See approve and proof.

Noun[edit]

approof (countable and uncountable, plural approofs)

  1. (archaic) trial; proof; testimony; affirmation.
    • c. 1600, Jonson, Ben, Cynthia's Revels:
      A man so absolute in my approof, / That nature hath reserv'd small dignity, / That he enjoys not.
    • c. 1604–1605, Shakespeare, William, All's Well That Ends Well, act 1, scene 2, lines 48–51:
      His good remembrance, sir, / Lies richer in your thoughts than on his tomb; / So in approof lives not his epitaph / As in your royal speech.
    • 1815, Park, Thomas, Heliconia: A Selection of English Poetry, Advertisement:
      So popular did this volume become, as to pass through eight successive editions in the reign of Elizabeth; and it has lately been revived, under every editorial advantage, by the joint care of Sir Egerton Brydges and Mr.
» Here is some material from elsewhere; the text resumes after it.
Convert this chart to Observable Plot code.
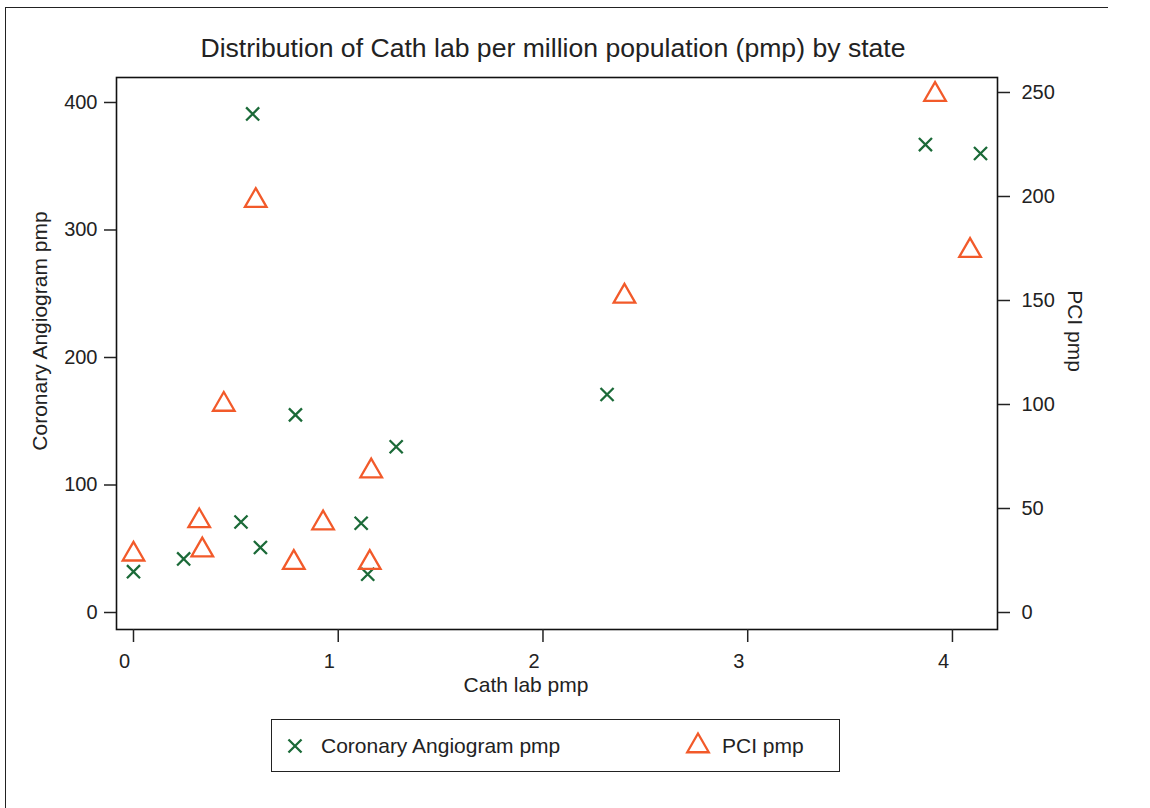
<!DOCTYPE html>
<html>
<head>
<meta charset="utf-8">
<script src="https://cdn.jsdelivr.net/npm/d3@7"></script>
<script src="https://cdn.jsdelivr.net/npm/@observablehq/plot@0.6"></script>
<style>
  body { margin: 0; background: #fff; font-family: "Liberation Sans", Arial, sans-serif; color: #222; }
  #wrap { position: relative; width: 1150px; height: 808px; overflow: hidden; background: #fff; }
  #border { position: absolute; left: 5px; top: 7px; width: 1102px; height: 900px;
            border-top: 1.5px solid #222; border-left: 1.5px solid #222; }
  #chart { position: absolute; left: 0; top: 0; }
  .txt { position: absolute; white-space: nowrap; line-height: 1; color: #222; }
  #title { font-size: 26.6px; left: 553px; top: 35px; transform: translateX(-50%); }
  #xlabel { font-size: 21px; left: 526px; top: 674px; transform: translateX(-50%); }
  #ylabel { font-size: 21px; left: 39px; top: 331px; transform: translate(-50%, -50%) rotate(-90deg); }
  #y2label { font-size: 21px; left: 1075px; top: 331px; transform: translate(-50%, -50%) rotate(90deg); }
  #legend { position: absolute; left: 271px; top: 719px; width: 567px; height: 51px;
            border: 1.4px solid #222; background: #fff; }
  .lg { position: absolute; font-size: 21px; line-height: 1; white-space: nowrap; color: #222; }
  .sym { position: absolute; overflow: visible; }
</style>
</head>
<body>
<div id="wrap">
  <div id="border"></div>
  <div id="chart"></div>
  <div id="title" class="txt">Distribution of Cath lab per million population (pmp) by state</div>
  <div id="xlabel" class="txt">Cath lab pmp</div>
  <div id="ylabel" class="txt">Coronary Angiogram pmp</div>
  <div id="y2label" class="txt">PCI pmp</div>
  <div id="legend"></div>
</div>
<script>
// ---- data ----
const seriesNames = ["Coronary Angiogram pmp", "PCI pmp"];

const cathLabCA = [0.00, 0.245, 0.525, 0.582, 0.62, 0.791, 1.112, 1.144, 1.283, 2.313, 3.868, 4.137];
const coronaryAngiogramPmp = [32, 42, 71, 391, 51, 155, 70, 30, 130, 171, 367, 360];

const cathLabPCI = [0.00, 0.321, 0.336, 0.441, 0.597, 0.783, 0.926, 1.154, 1.161, 2.398, 3.915, 4.086];
const pciPmp = [28, 44, 30, 100, 198, 24, 43, 24, 68, 152, 249, 174];

const xTicks = [0, 1, 2, 3, 4];
const leftTicks = [0, 100, 200, 300, 400];
const rightTicks = [0, 50, 100, 150, 200, 250];

// ---- build ----
const green = "#1b6a38";
const orange = "#f25a2a";
const k = 2.08 / 1.275; // right-axis unit expressed in left-axis units

const caData = cathLabCA.map((x, i) => ({x, y: coronaryAngiogramPmp[i]}));
const pciData = cathLabPCI.map((x, i) => ({x, y: pciPmp[i] * k}));

const rTimes = 6, rTri = 10.3;
const fmt = d => String(d);

const chart = Plot.plot({
  width: 1150,
  height: 700,
  marginTop: 77,
  marginLeft: 116,
  marginRight: 153,
  marginBottom: 71,
  style: {fontFamily: "Liberation Sans, Arial, sans-serif", fontSize: "20px", color: "#222", background: "transparent"},
  x: {domain: [-0.083, 4.22]},
  y: {domain: [-13.33, 419.6]},
  marks: [
    Plot.frame({stroke: "#111", strokeWidth: 1.6}),
    Plot.axisX(xTicks, {tickSize: 13, tickFormat: () => "", strokeWidth: 1.5, label: null}),
    Plot.axisX(xTicks, {tickSize: 0, tickPadding: 24, dx: -9, tickFormat: fmt, fontSize: 20, label: null, fill: "#222"}),
    Plot.axisY(leftTicks, {anchor: "left", tickSize: 12, tickPadding: 7, strokeWidth: 1.5, tickFormat: fmt,
      fontSize: 20, label: null, fill: "#222"}),
    Plot.axisY(rightTicks.map(v => v * k), {anchor: "right", tickSize: 12, tickPadding: 12, strokeWidth: 1.5,
      tickFormat: d => String(Math.round(d / k)), fontSize: 20, label: null, fill: "#222"}),
    Plot.dot(caData, {x: "x", y: "y", symbol: "times", r: rTimes, stroke: green, strokeWidth: 2.3}),
    Plot.dot(pciData, {x: "x", y: "y", symbol: "triangle2", r: rTri, stroke: orange, strokeWidth: 2.3})
  ]
});
document.getElementById("chart").appendChild(chart);

// ---- legend ----
const legend = document.getElementById("legend");
const items = [
  {name: seriesNames[0], sym: d3.symbolTimes, r: rTimes, color: green, sx: 23, tx: 49},
  {name: seriesNames[1], sym: d3.symbolTriangle2, r: rTri, color: orange, sx: 426, tx: 450}
];
items.forEach(it => {
  const svg = d3.create("svg").attr("class", "sym").attr("width", 30).attr("height", 30)
    .style("left", (it.sx - 15) + "px").style("top", (26 - 15) + "px");
  svg.append("path")
    .attr("transform", "translate(15,15)")
    .attr("d", d3.symbol(it.sym, Math.PI * it.r * it.r)())
    .attr("fill", "none").attr("stroke", it.color).attr("stroke-width", 2.3);
  legend.appendChild(svg.node());
  const t = document.createElement("div");
  t.className = "lg";
  t.textContent = it.name;
  t.style.left = it.tx + "px";
  t.style.top = "15px";
  legend.appendChild(t);
});
</script>
</body>
</html>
Haslewood, whose taste and accuracy need not my approof.
  2. (archaic) approval; commendation
    • c. 1603–1604, Shakespeare, William, Measure for Measure, act 2, scene 4, lines 172–174:
      O perilous mouths, / That bear in them one and the selfsame tongue, / Either of condemnation or approof,
    • 1640, Gower (translator), John, Ovids Festivalls:
      But above all, his own works testifie of him to this day, and clearly demonstrate, that what respect the world, and what approof and commendations Authours have given him, was not affected but well deserved
    • 1814, Lofft, Capel, Laura:
      O GENTLE Maiden! may an humble Muse / That oft hath sought thy fair Approof to gain / One look benign from thy meek eye obtain / While now she culls the flowrets Nature strews / All in her simple Walks, no cultur'd Plain.